⟨
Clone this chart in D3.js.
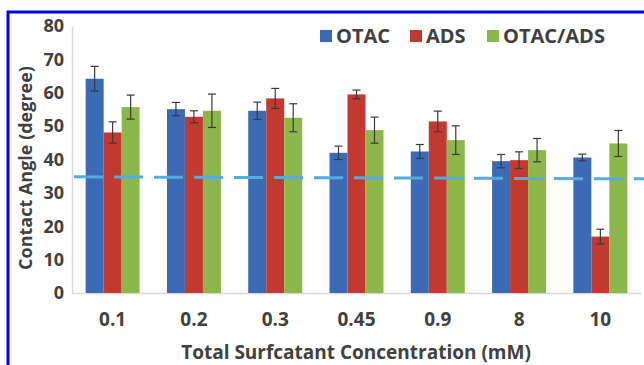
<!DOCTYPE html>
<html>
<head>
<meta charset="utf-8">
<script src="https://cdn.jsdelivr.net/npm/d3@7"></script>
<style>
  body { margin: 0; background: #fff; }
  text { font-family: "Open Sans", sans-serif; font-weight: bold; fill: #404040; }
</style>
</head>
<body>
<div id="canvas"></div>
<script>
// data
const categories = ["0.1", "0.2", "0.3", "0.45", "0.9", "8", "10"];
const seriesNames = ["OTAC", "ADS", "OTAC/ADS"];
const otac = [64.2, 55.1, 54.6, 42.0, 42.4, 39.5, 40.6];
const otacErr = [3.7, 2.0, 2.6, 2.0, 2.1, 2.0, 1.0];
const ads = [48.1, 52.8, 58.3, 59.5, 51.4, 39.8, 16.9];
const adsErr = [3.2, 1.8, 3.0, 1.3, 3.1, 2.5, 2.2];
const mix = [55.7, 54.6, 52.5, 48.8, 45.8, 42.8, 44.8];
const mixErr = [3.6, 5.0, 4.2, 3.9, 4.3, 3.5, 3.9];
const refLine = [34.8, 34.2];   // dashed reference, left end / right end
const yTicks = [0, 10, 20, 30, 40, 50, 60, 70, 80];
const colors = ["#3b6bb4", "#c1392f", "#8cb84b"];

const width = 644;
const height = 365;
const margin = {top: 26, left: 72, bottom: 72, right: 3};
const iwidth = width - margin.left - margin.right;
const iheight = height - margin.top - margin.bottom;

const svg = d3.select("#canvas").append("svg")
    .attr("width", width)
    .attr("height", height);

// blue frame of the figure
svg.append("path")
    .attr("d", `M8,${height} V12 H${width}`)
    .attr("fill", "none")
    .attr("stroke", "#0000ff")
    .attr("stroke-width", 3);

const g = svg.append("g").attr("transform", `translate(${margin.left}, ${margin.top})`);

const x = d3.scaleBand()
    .domain(categories)
    .range([0, iwidth])
    .paddingInner(0.336)
    .paddingOuter(0.168);

const x1 = d3.scaleBand()
    .domain(seriesNames)
    .range([0, x.bandwidth()]);

const y = d3.scaleLinear()
    .domain([0, 80])
    .range([iheight, 0]);

const rows = categories.map((c, i) => ({
    cat: c,
    vals: [
        {s: "OTAC", v: otac[i], e: otacErr[i], c: colors[0]},
        {s: "ADS", v: ads[i], e: adsErr[i], c: colors[1]},
        {s: "OTAC/ADS", v: mix[i], e: mixErr[i], c: colors[2]}
    ]
}));

// axes
const yAxis = g.append("g")
    .call(d3.axisLeft(y).tickValues(yTicks).tickSize(0).tickPadding(8));
yAxis.select(".domain").attr("stroke", "#d9d9d9").attr("stroke-width", 1.5);
yAxis.selectAll("text").style("font-size", "18px").attr("fill", "#404040");

const xAxis = g.append("g")
    .attr("transform", `translate(0, ${iheight})`)
    .call(d3.axisBottom(x).tickSize(0).tickPadding(20));
xAxis.select(".domain").attr("stroke", "#d9d9d9").attr("stroke-width", 1.5);
xAxis.selectAll("text").style("font-size", "19px").attr("fill", "#404040");

// bars
const groups = g.selectAll(".grp").data(rows).enter().append("g")
    .attr("class", "grp")
    .attr("transform", d => `translate(${x(d.cat)}, 0)`);

groups.selectAll("rect").data(d => d.vals).enter().append("rect")
    .attr("x", d => x1(d.s))
    .attr("y", d => y(d.v))
    .attr("width", x1.bandwidth())
    .attr("height", d => iheight - y(d.v))
    .attr("fill", d => d.c);

// error bars
const eb = groups.selectAll(".err").data(d => d.vals).enter().append("g")
    .attr("class", "err")
    .attr("stroke", "#3a3a3a")
    .attr("stroke-width", 1.2);
eb.append("line")
    .attr("x1", d => x1(d.s) + x1.bandwidth() / 2)
    .attr("x2", d => x1(d.s) + x1.bandwidth() / 2)
    .attr("y1", d => y(d.v + d.e))
    .attr("y2", d => y(d.v - d.e));
eb.append("line")
    .attr("x1", d => x1(d.s) + x1.bandwidth() / 2 - 4)
    .attr("x2", d => x1(d.s) + x1.bandwidth() / 2 + 4)
    .attr("y1", d => y(d.v + d.e))
    .attr("y2", d => y(d.v + d.e));
eb.append("line")
    .attr("x1", d => x1(d.s) + x1.bandwidth() / 2 - 4)
    .attr("x2", d => x1(d.s) + x1.bandwidth() / 2 + 4)
    .attr("y1", d => y(d.v - d.e))
    .attr("y2", d => y(d.v - d.e));

// dashed reference line
g.append("line")
    .attr("x1", 2)
    .attr("x2", iwidth + margin.right)
    .attr("y1", y(refLine[0]))
    .attr("y2", y(refLine[1]))
    .attr("stroke", "#5aaae2")
    .attr("stroke-width", 3)
    .attr("stroke-dasharray", "29,11");

// legend
const legendX = [320, 410, 487];
const legend = svg.selectAll(".leg").data(seriesNames).enter().append("g")
    .attr("class", "leg")
    .attr("transform", (d, i) => `translate(${legendX[i]}, 30)`);
legend.append("rect")
    .attr("width", 12)
    .attr("height", 12)
    .attr("fill", (d, i) => colors[i]);
legend.append("text")
    .attr("x", 16)
    .attr("y", 13)
    .style("font-size", "20px")
    .text(d => d);

// axis titles
svg.append("text")
    .attr("text-anchor", "middle")
    .style("font-size", "19px")
    .attr("x", 356)
    .attr("y", 359)
    .text("Total Surfcatant Concentration (mM)");

svg.append("text")
    .attr("text-anchor", "middle")
    .style("font-size", "18px")
    .attr("transform", "translate(32, 168) rotate(-90)")
    .text("Contact Angle (degree)");
</script>
</body>
</html>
⟩
OBJECTIVE -> Quote all the lines above exactly as given. Do not include the pictures.

EXERCISE RESULT ->
Clone this chart in D3.js.
<!DOCTYPE html>
<html>
<head>
<meta charset="utf-8">
<script src="https://cdn.jsdelivr.net/npm/d3@7"></script>
<style>
  body { margin: 0; background: #fff; }
  text { font-family: "Open Sans", sans-serif; font-weight: bold; fill: #404040; }
</style>
</head>
<body>
<div id="canvas"></div>
<script>
// data
const categories = ["0.1", "0.2", "0.3", "0.45", "0.9", "8", "10"];
const seriesNames = ["OTAC", "ADS", "OTAC/ADS"];
const otac = [64.2, 55.1, 54.6, 42.0, 42.4, 39.5, 40.6];
const otacErr = [3.7, 2.0, 2.6, 2.0, 2.1, 2.0, 1.0];
const ads = [48.1, 52.8, 58.3, 59.5, 51.4, 39.8, 16.9];
const adsErr = [3.2, 1.8, 3.0, 1.3, 3.1, 2.5, 2.2];
const mix = [55.7, 54.6, 52.5, 48.8, 45.8, 42.8, 44.8];
const mixErr = [3.6, 5.0, 4.2, 3.9, 4.3, 3.5, 3.9];
const refLine = [34.8, 34.2];   // dashed reference, left end / right end
const yTicks = [0, 10, 20, 30, 40, 50, 60, 70, 80];
const colors = ["#3b6bb4", "#c1392f", "#8cb84b"];

const width = 644;
const height = 365;
const margin = {top: 26, left: 72, bottom: 72, right: 3};
const iwidth = width - margin.left - margin.right;
const iheight = height - margin.top - margin.bottom;

const svg = d3.select("#canvas").append("svg")
    .attr("width", width)
    .attr("height", height);

// blue frame of the figure
svg.append("path")
    .attr("d", `M8,${height} V12 H${width}`)
    .attr("fill", "none")
    .attr("stroke", "#0000ff")
    .attr("stroke-width", 3);

const g = svg.append("g").attr("transform", `translate(${margin.left}, ${margin.top})`);

const x = d3.scaleBand()
    .domain(categories)
    .range([0, iwidth])
    .paddingInner(0.336)
    .paddingOuter(0.168);

const x1 = d3.scaleBand()
    .domain(seriesNames)
    .range([0, x.bandwidth()]);

const y = d3.scaleLinear()
    .domain([0, 80])
    .range([iheight, 0]);

const rows = categories.map((c, i) => ({
    cat: c,
    vals: [
        {s: "OTAC", v: otac[i], e: otacErr[i], c: colors[0]},
        {s: "ADS", v: ads[i], e: adsErr[i], c: colors[1]},
        {s: "OTAC/ADS", v: mix[i], e: mixErr[i], c: colors[2]}
    ]
}));

// axes
const yAxis = g.append("g")
    .call(d3.axisLeft(y).tickValues(yTicks).tickSize(0).tickPadding(8));
yAxis.select(".domain").attr("stroke", "#d9d9d9").attr("stroke-width", 1.5);
yAxis.selectAll("text").style("font-size", "18px").attr("fill", "#404040");

const xAxis = g.append("g")
    .attr("transform", `translate(0, ${iheight})`)
    .call(d3.axisBottom(x).tickSize(0).tickPadding(20));
xAxis.select(".domain").attr("stroke", "#d9d9d9").attr("stroke-width", 1.5);
xAxis.selectAll("text").style("font-size", "19px").attr("fill", "#404040");

// bars
const groups = g.selectAll(".grp").data(rows).enter().append("g")
    .attr("class", "grp")
    .attr("transform", d => `translate(${x(d.cat)}, 0)`);

groups.selectAll("rect").data(d => d.vals).enter().append("rect")
    .attr("x", d => x1(d.s))
    .attr("y", d => y(d.v))
    .attr("width", x1.bandwidth())
    .attr("height", d => iheight - y(d.v))
    .attr("fill", d => d.c);

// error bars
const eb = groups.selectAll(".err").data(d => d.vals).enter().append("g")
    .attr("class", "err")
    .attr("stroke", "#3a3a3a")
    .attr("stroke-width", 1.2);
eb.append("line")
    .attr("x1", d => x1(d.s) + x1.bandwidth() / 2)
    .attr("x2", d => x1(d.s) + x1.bandwidth() / 2)
    .attr("y1", d => y(d.v + d.e))
    .attr("y2", d => y(d.v - d.e));
eb.append("line")
    .attr("x1", d => x1(d.s) + x1.bandwidth() / 2 - 4)
    .attr("x2", d => x1(d.s) + x1.bandwidth() / 2 + 4)
    .attr("y1", d => y(d.v + d.e))
    .attr("y2", d => y(d.v + d.e));
eb.append("line")
    .attr("x1", d => x1(d.s) + x1.bandwidth() / 2 - 4)
    .attr("x2", d => x1(d.s) + x1.bandwidth() / 2 + 4)
    .attr("y1", d => y(d.v - d.e))
    .attr("y2", d => y(d.v - d.e));

// dashed reference line
g.append("line")
    .attr("x1", 2)
    .attr("x2", iwidth + margin.right)
    .attr("y1", y(refLine[0]))
    .attr("y2", y(refLine[1]))
    .attr("stroke", "#5aaae2")
    .attr("stroke-width", 3)
    .attr("stroke-dasharray", "29,11");

// legend
const legendX = [320, 410, 487];
const legend = svg.selectAll(".leg").data(seriesNames).enter().append("g")
    .attr("class", "leg")
    .attr("transform", (d, i) => `translate(${legendX[i]}, 30)`);
legend.append("rect")
    .attr("width", 12)
    .attr("height", 12)
    .attr("fill", (d, i) => colors[i]);
legend.append("text")
    .attr("x", 16)
    .attr("y", 13)
    .style("font-size", "20px")
    .text(d => d);

// axis titles
svg.append("text")
    .attr("text-anchor", "middle")
    .style("font-size", "19px")
    .attr("x", 356)
    .attr("y", 359)
    .text("Total Surfcatant Concentration (mM)");

svg.append("text")
    .attr("text-anchor", "middle")
    .style("font-size", "18px")
    .attr("transform", "translate(32, 168) rotate(-90)")
    .text("Contact Angle (degree)");
</script>
</body>
</html>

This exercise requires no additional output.